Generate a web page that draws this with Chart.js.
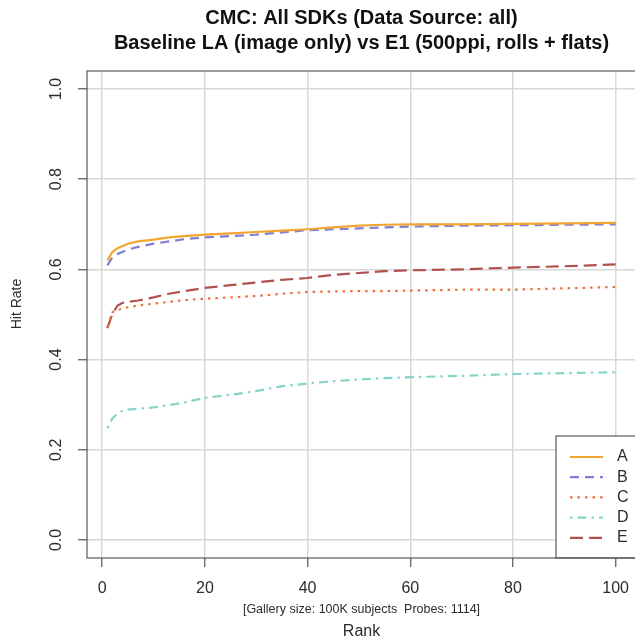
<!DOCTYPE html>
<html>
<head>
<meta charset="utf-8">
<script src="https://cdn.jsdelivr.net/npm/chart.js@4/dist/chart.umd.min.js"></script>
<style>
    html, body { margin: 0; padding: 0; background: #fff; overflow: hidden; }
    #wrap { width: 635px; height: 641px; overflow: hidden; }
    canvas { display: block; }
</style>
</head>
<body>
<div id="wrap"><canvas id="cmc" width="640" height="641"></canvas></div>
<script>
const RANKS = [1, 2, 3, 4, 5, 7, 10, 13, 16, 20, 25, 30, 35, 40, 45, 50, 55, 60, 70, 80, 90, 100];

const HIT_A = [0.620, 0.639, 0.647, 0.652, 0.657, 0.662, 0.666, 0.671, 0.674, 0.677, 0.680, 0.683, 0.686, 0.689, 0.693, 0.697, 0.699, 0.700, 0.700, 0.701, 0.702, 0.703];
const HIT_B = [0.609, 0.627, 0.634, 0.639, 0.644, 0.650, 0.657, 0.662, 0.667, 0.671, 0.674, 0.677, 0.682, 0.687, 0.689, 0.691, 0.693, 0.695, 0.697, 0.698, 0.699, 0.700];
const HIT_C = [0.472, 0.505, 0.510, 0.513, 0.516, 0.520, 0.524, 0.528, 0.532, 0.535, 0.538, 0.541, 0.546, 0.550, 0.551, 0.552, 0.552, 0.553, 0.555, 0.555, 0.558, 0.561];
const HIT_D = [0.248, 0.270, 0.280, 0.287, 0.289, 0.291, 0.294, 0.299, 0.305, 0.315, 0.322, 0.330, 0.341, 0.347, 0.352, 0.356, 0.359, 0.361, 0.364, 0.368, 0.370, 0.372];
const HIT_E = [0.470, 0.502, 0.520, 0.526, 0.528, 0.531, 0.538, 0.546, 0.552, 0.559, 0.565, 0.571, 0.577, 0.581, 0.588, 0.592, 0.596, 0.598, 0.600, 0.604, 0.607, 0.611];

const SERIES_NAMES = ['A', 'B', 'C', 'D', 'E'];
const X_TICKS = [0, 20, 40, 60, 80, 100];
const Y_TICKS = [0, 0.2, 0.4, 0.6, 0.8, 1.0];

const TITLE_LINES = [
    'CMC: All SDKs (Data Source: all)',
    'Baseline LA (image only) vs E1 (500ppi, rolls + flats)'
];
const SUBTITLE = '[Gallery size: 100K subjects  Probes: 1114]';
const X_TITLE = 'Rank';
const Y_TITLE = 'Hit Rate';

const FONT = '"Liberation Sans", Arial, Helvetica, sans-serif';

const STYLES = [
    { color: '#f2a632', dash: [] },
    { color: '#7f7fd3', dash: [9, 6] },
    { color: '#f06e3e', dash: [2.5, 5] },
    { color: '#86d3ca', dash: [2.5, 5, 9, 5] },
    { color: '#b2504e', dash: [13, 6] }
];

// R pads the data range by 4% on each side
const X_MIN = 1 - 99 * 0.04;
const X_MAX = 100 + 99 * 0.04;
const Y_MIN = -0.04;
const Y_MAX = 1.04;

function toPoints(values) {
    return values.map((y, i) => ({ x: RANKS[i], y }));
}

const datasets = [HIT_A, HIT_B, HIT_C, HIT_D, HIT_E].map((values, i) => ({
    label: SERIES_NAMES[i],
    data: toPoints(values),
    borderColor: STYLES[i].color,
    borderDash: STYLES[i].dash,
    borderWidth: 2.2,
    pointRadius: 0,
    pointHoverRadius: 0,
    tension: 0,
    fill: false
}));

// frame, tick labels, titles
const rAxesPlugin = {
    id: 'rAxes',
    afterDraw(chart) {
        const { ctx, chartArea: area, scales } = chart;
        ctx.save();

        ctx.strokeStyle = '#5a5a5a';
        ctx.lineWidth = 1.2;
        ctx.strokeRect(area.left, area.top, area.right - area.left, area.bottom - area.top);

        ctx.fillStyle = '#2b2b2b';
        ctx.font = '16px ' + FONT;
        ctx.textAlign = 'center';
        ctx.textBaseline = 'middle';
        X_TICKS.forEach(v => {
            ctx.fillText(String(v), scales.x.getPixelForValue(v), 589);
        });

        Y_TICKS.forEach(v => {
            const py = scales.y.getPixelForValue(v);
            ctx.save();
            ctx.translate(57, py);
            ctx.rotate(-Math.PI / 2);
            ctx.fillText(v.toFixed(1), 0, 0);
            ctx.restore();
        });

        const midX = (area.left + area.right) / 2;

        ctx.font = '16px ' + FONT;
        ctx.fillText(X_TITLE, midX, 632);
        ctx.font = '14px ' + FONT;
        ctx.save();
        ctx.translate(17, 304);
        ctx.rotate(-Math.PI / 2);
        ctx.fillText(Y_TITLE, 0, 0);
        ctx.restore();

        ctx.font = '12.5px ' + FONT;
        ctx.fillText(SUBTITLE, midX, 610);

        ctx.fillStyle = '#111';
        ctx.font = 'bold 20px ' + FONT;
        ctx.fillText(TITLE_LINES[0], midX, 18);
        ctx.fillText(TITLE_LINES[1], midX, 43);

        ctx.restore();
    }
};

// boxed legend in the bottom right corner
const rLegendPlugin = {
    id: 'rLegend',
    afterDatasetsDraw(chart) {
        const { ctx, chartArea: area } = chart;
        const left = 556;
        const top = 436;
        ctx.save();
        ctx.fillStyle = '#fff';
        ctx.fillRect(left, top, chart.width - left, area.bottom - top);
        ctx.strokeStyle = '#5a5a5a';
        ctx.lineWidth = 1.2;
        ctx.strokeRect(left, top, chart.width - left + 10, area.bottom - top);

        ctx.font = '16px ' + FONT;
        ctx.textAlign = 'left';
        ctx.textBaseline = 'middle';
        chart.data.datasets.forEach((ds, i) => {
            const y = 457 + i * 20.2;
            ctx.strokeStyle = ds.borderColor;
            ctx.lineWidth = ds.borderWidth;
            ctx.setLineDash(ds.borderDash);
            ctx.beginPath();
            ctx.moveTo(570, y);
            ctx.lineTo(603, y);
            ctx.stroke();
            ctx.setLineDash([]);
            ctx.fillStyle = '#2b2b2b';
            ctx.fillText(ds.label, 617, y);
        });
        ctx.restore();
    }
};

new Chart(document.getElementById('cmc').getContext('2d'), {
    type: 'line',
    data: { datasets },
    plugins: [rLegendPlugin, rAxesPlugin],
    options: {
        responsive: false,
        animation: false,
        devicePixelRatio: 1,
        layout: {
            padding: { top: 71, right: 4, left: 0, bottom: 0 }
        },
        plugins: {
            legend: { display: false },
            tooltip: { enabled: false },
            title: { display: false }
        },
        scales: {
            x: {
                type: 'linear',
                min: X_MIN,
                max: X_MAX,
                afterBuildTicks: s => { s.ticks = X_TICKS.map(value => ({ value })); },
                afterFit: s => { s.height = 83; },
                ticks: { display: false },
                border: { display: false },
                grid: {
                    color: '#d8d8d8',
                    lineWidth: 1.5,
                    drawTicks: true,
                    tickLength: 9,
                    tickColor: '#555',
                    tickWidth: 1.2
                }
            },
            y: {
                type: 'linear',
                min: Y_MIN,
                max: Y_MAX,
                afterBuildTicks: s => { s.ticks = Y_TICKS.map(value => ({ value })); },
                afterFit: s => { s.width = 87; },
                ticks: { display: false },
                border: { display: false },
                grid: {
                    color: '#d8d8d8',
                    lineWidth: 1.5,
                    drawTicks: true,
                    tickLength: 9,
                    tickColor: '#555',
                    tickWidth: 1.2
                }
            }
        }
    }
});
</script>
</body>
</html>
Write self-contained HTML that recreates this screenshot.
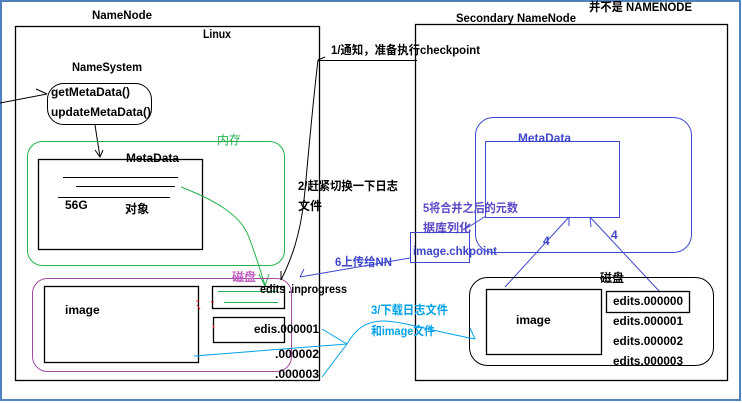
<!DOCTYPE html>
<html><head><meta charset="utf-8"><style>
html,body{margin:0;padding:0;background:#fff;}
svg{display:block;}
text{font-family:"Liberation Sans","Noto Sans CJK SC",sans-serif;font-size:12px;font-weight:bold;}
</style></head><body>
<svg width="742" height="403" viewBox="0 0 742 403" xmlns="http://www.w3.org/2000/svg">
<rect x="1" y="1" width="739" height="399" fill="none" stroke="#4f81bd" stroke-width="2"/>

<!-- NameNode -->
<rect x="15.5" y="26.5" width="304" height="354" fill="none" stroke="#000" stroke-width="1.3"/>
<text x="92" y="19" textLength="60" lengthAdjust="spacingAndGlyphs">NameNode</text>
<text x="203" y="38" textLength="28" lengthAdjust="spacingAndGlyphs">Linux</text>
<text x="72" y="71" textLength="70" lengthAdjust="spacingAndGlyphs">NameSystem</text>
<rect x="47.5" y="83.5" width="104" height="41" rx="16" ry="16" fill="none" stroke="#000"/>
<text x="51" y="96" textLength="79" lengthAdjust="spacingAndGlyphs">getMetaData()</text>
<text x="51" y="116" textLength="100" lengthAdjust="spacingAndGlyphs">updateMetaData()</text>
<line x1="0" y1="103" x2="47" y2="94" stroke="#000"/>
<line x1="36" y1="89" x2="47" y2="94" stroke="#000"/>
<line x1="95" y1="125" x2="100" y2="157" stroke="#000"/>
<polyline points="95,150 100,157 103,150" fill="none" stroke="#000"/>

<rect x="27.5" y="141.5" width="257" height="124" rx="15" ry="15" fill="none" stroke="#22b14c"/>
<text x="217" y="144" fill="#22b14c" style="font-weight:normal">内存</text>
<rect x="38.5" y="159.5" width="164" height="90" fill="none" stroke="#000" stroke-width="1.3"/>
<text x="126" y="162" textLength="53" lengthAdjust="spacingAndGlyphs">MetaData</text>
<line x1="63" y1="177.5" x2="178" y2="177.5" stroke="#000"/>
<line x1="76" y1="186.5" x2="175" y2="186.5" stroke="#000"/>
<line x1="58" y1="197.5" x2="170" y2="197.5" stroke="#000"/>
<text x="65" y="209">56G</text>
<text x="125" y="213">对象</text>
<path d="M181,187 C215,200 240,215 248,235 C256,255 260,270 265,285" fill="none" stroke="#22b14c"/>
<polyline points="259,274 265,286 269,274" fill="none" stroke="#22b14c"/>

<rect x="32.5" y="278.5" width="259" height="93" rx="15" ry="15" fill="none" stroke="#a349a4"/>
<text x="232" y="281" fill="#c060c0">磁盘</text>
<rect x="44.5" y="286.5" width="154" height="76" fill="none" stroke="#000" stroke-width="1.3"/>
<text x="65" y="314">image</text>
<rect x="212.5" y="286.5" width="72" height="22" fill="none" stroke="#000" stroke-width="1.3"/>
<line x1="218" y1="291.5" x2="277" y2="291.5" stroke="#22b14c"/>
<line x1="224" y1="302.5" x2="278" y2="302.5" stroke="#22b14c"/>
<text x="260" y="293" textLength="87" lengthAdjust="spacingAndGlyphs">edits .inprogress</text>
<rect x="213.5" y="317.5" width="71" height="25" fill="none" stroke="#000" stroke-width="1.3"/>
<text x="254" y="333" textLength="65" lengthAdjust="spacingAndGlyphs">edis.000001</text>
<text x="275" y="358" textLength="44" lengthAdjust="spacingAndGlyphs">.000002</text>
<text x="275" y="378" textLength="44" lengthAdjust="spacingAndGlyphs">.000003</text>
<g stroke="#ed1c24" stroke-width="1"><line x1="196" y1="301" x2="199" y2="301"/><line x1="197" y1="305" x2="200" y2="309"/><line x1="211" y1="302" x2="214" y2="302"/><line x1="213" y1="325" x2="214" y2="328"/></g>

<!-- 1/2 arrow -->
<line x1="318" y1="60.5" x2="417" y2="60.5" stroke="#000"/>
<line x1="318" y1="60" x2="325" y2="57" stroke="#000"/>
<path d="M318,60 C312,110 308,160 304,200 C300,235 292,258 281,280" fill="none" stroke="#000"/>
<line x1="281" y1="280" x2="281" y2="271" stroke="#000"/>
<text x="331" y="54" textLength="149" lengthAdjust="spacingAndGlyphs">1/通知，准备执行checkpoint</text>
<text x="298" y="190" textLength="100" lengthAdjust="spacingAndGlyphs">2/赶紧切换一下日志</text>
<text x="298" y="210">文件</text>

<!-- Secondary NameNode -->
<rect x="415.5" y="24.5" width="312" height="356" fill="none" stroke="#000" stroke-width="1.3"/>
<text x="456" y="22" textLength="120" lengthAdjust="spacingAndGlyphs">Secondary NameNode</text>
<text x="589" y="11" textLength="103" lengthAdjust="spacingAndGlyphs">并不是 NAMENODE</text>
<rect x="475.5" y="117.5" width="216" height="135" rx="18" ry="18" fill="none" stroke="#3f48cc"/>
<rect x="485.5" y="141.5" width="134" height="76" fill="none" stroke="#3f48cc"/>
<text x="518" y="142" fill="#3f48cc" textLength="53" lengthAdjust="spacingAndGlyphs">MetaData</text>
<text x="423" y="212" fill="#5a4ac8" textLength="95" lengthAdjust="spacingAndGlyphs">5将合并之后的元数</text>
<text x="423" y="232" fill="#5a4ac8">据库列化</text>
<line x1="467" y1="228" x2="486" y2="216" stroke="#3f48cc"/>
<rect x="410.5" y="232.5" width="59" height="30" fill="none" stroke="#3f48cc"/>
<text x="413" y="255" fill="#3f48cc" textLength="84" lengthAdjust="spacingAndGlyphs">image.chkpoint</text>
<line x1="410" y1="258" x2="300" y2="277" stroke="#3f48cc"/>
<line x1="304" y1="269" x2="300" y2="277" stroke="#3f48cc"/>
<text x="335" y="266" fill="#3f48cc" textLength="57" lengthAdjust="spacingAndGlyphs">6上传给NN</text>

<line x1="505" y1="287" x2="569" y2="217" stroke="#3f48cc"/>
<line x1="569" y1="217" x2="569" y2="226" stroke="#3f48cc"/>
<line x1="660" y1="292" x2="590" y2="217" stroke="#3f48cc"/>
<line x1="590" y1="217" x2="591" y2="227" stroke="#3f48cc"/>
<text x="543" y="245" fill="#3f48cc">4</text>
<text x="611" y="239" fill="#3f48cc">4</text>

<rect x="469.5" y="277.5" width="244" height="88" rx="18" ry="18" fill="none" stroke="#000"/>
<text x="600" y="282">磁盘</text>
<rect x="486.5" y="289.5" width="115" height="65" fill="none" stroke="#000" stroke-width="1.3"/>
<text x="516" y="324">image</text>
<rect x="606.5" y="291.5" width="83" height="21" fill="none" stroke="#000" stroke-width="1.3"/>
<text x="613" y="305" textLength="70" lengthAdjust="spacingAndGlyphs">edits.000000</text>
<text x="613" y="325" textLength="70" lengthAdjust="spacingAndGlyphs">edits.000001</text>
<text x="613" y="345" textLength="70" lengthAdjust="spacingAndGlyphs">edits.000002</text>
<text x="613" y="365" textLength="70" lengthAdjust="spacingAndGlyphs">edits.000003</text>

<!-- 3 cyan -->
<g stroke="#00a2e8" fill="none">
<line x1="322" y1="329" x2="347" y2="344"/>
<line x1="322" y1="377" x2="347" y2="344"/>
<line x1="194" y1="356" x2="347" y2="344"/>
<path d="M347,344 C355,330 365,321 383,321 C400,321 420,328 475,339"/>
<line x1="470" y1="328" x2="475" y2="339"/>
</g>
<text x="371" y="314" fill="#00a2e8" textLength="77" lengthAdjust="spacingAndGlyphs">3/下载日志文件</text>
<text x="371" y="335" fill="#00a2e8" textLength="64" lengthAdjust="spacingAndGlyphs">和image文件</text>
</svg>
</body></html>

WHAT TO PRODUCE: Could the lines from the top of the material through the line with "80, 90, 100];" be repeated exactly, pictures left out?

COMPLETE ANSWER:
Generate a web page that draws this with Chart.js.
<!DOCTYPE html>
<html>
<head>
<meta charset="utf-8">
<script src="https://cdn.jsdelivr.net/npm/chart.js@4/dist/chart.umd.min.js"></script>
<style>
    html, body { margin: 0; padding: 0; background: #fff; overflow: hidden; }
    #wrap { width: 635px; height: 641px; overflow: hidden; }
    canvas { display: block; }
</style>
</head>
<body>
<div id="wrap"><canvas id="cmc" width="640" height="641"></canvas></div>
<script>
const RANKS = [1, 2, 3, 4, 5, 7, 10, 13, 16, 20, 25, 30, 35, 40, 45, 50, 55, 60, 70, 80, 90, 100];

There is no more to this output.